━━ Source data
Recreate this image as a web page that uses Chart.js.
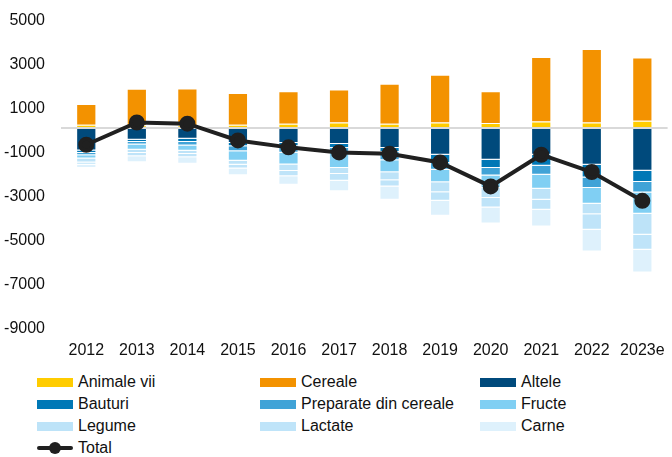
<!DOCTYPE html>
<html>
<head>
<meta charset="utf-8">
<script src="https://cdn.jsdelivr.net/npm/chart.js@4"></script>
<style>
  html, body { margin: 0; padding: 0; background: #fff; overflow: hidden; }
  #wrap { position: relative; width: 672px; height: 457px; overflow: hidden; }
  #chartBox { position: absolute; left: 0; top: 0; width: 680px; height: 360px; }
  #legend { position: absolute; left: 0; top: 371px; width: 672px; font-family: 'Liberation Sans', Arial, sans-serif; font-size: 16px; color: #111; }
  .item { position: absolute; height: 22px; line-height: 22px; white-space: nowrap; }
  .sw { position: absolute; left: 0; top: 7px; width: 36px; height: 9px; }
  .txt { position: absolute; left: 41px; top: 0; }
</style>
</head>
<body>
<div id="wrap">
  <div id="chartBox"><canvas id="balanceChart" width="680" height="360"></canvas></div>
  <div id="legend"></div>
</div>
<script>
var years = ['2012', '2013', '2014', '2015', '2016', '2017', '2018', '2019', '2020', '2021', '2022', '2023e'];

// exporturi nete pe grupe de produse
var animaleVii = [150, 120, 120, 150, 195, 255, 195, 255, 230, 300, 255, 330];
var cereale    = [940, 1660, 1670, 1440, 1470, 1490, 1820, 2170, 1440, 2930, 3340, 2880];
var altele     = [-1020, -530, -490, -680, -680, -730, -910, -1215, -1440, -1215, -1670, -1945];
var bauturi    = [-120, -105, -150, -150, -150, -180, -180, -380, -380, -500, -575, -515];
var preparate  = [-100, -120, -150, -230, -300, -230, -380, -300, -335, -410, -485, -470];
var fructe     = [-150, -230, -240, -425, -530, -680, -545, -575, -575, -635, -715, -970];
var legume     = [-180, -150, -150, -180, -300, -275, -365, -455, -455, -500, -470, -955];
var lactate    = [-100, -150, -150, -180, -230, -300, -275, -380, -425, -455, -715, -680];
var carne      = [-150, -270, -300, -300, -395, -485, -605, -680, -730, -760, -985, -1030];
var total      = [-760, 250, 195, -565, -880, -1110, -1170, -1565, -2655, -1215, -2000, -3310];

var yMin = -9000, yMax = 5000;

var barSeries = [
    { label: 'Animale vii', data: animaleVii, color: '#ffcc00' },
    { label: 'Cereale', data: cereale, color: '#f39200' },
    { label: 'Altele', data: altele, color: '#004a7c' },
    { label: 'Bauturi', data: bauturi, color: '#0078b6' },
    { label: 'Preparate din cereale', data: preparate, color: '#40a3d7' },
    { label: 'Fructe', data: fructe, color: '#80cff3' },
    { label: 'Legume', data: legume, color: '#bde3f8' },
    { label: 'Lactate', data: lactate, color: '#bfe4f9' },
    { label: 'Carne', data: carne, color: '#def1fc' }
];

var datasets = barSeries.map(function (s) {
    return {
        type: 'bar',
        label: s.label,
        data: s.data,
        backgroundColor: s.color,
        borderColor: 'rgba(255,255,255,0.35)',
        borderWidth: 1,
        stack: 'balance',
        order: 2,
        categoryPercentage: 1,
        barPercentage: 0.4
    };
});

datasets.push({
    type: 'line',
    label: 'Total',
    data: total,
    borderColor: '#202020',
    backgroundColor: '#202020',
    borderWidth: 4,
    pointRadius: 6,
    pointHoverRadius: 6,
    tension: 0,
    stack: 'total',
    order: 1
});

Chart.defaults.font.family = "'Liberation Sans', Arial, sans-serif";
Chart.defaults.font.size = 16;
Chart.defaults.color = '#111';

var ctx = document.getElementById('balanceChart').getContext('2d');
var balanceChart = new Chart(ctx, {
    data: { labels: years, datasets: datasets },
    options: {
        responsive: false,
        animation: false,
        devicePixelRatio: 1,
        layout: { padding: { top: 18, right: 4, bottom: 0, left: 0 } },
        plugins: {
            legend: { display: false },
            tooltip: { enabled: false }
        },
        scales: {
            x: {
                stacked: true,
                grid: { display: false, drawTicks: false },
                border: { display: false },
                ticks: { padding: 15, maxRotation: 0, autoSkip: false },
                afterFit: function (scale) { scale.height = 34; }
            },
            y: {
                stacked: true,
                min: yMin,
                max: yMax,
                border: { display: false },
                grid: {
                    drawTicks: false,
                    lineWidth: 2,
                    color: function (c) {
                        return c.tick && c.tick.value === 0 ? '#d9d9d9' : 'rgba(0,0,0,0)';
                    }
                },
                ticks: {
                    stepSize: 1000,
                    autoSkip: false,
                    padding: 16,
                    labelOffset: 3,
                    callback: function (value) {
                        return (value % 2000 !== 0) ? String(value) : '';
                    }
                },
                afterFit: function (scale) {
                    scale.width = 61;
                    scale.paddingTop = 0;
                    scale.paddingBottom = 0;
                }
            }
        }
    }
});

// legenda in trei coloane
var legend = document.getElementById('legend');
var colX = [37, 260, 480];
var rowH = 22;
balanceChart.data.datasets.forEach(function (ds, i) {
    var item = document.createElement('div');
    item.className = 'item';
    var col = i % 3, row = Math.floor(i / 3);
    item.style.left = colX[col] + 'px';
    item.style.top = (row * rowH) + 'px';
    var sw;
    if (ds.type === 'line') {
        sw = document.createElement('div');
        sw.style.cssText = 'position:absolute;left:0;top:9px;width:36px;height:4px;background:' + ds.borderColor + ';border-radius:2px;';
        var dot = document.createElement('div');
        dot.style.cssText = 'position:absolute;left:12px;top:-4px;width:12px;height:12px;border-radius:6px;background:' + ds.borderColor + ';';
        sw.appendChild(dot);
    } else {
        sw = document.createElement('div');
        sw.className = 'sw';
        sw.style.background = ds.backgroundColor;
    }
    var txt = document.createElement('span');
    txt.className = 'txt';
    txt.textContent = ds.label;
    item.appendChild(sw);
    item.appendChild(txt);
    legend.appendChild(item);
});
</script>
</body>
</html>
━━━━
Write out the listing word for word, omitting the pictures it holds.

§ **The answer**:
Recreate this image as a web page that uses Chart.js.
<!DOCTYPE html>
<html>
<head>
<meta charset="utf-8">
<script src="https://cdn.jsdelivr.net/npm/chart.js@4"></script>
<style>
  html, body { margin: 0; padding: 0; background: #fff; overflow: hidden; }
  #wrap { position: relative; width: 672px; height: 457px; overflow: hidden; }
  #chartBox { position: absolute; left: 0; top: 0; width: 680px; height: 360px; }
  #legend { position: absolute; left: 0; top: 371px; width: 672px; font-family: 'Liberation Sans', Arial, sans-serif; font-size: 16px; color: #111; }
  .item { position: absolute; height: 22px; line-height: 22px; white-space: nowrap; }
  .sw { position: absolute; left: 0; top: 7px; width: 36px; height: 9px; }
  .txt { position: absolute; left: 41px; top: 0; }
</style>
</head>
<body>
<div id="wrap">
  <div id="chartBox"><canvas id="balanceChart" width="680" height="360"></canvas></div>
  <div id="legend"></div>
</div>
<script>
var years = ['2012', '2013', '2014', '2015', '2016', '2017', '2018', '2019', '2020', '2021', '2022', '2023e'];

// exporturi nete pe grupe de produse
var animaleVii = [150, 120, 120, 150, 195, 255, 195, 255, 230, 300, 255, 330];
var cereale    = [940, 1660, 1670, 1440, 1470, 1490, 1820, 2170, 1440, 2930, 3340, 2880];
var altele     = [-1020, -530, -490, -680, -680, -730, -910, -1215, -1440, -1215, -1670, -1945];
var bauturi    = [-120, -105, -150, -150, -150, -180, -180, -380, -380, -500, -575, -515];
var preparate  = [-100, -120, -150, -230, -300, -230, -380, -300, -335, -410, -485, -470];
var fructe     = [-150, -230, -240, -425, -530, -680, -545, -575, -575, -635, -715, -970];
var legume     = [-180, -150, -150, -180, -300, -275, -365, -455, -455, -500, -470, -955];
var lactate    = [-100, -150, -150, -180, -230, -300, -275, -380, -425, -455, -715, -680];
var carne      = [-150, -270, -300, -300, -395, -485, -605, -680, -730, -760, -985, -1030];
var total      = [-760, 250, 195, -565, -880, -1110, -1170, -1565, -2655, -1215, -2000, -3310];

var yMin = -9000, yMax = 5000;

var barSeries = [
    { label: 'Animale vii', data: animaleVii, color: '#ffcc00' },
    { label: 'Cereale', data: cereale, color: '#f39200' },
    { label: 'Altele', data: altele, color: '#004a7c' },
    { label: 'Bauturi', data: bauturi, color: '#0078b6' },
    { label: 'Preparate din cereale', data: preparate, color: '#40a3d7' },
    { label: 'Fructe', data: fructe, color: '#80cff3' },
    { label: 'Legume', data: legume, color: '#bde3f8' },
    { label: 'Lactate', data: lactate, color: '#bfe4f9' },
    { label: 'Carne', data: carne, color: '#def1fc' }
];

var datasets = barSeries.map(function (s) {
    return {
        type: 'bar',
        label: s.label,
        data: s.data,
        backgroundColor: s.color,
        borderColor: 'rgba(255,255,255,0.35)',
        borderWidth: 1,
        stack: 'balance',
        order: 2,
        categoryPercentage: 1,
        barPercentage: 0.4
    };
});

datasets.push({
    type: 'line',
    label: 'Total',
    data: total,
    borderColor: '#202020',
    backgroundColor: '#202020',
    borderWidth: 4,
    pointRadius: 6,
    pointHoverRadius: 6,
    tension: 0,
    stack: 'total',
    order: 1
});

Chart.defaults.font.family = "'Liberation Sans', Arial, sans-serif";
Chart.defaults.font.size = 16;
Chart.defaults.color = '#111';

var ctx = document.getElementById('balanceChart').getContext('2d');
var balanceChart = new Chart(ctx, {
    data: { labels: years, datasets: datasets },
    options: {
        responsive: false,
        animation: false,
        devicePixelRatio: 1,
        layout: { padding: { top: 18, right: 4, bottom: 0, left: 0 } },
        plugins: {
            legend: { display: false },
            tooltip: { enabled: false }
        },
        scales: {
            x: {
                stacked: true,
                grid: { display: false, drawTicks: false },
                border: { display: false },
                ticks: { padding: 15, maxRotation: 0, autoSkip: false },
                afterFit: function (scale) { scale.height = 34; }
            },
            y: {
                stacked: true,
                min: yMin,
                max: yMax,
                border: { display: false },
                grid: {
                    drawTicks: false,
                    lineWidth: 2,
                    color: function (c) {
                        return c.tick && c.tick.value === 0 ? '#d9d9d9' : 'rgba(0,0,0,0)';
                    }
                },
                ticks: {
                    stepSize: 1000,
                    autoSkip: false,
                    padding: 16,
                    labelOffset: 3,
                    callback: function (value) {
                        return (value % 2000 !== 0) ? String(value) : '';
                    }
                },
                afterFit: function (scale) {
                    scale.width = 61;
                    scale.paddingTop = 0;
                    scale.paddingBottom = 0;
                }
            }
        }
    }
});

// legenda in trei coloane
var legend = document.getElementById('legend');
var colX = [37, 260, 480];
var rowH = 22;
balanceChart.data.datasets.forEach(function (ds, i) {
    var item = document.createElement('div');
    item.className = 'item';
    var col = i % 3, row = Math.floor(i / 3);
    item.style.left = colX[col] + 'px';
    item.style.top = (row * rowH) + 'px';
    var sw;
    if (ds.type === 'line') {
        sw = document.createElement('div');
        sw.style.cssText = 'position:absolute;left:0;top:9px;width:36px;height:4px;background:' + ds.borderColor + ';border-radius:2px;';
        var dot = document.createElement('div');
        dot.style.cssText = 'position:absolute;left:12px;top:-4px;width:12px;height:12px;border-radius:6px;background:' + ds.borderColor + ';';
        sw.appendChild(dot);
    } else {
        sw = document.createElement('div');
        sw.className = 'sw';
        sw.style.background = ds.backgroundColor;
    }
    var txt = document.createElement('span');
    txt.className = 'txt';
    txt.textContent = ds.label;
    item.appendChild(sw);
    item.appendChild(txt);
    legend.appendChild(item);
});
</script>
</body>
</html>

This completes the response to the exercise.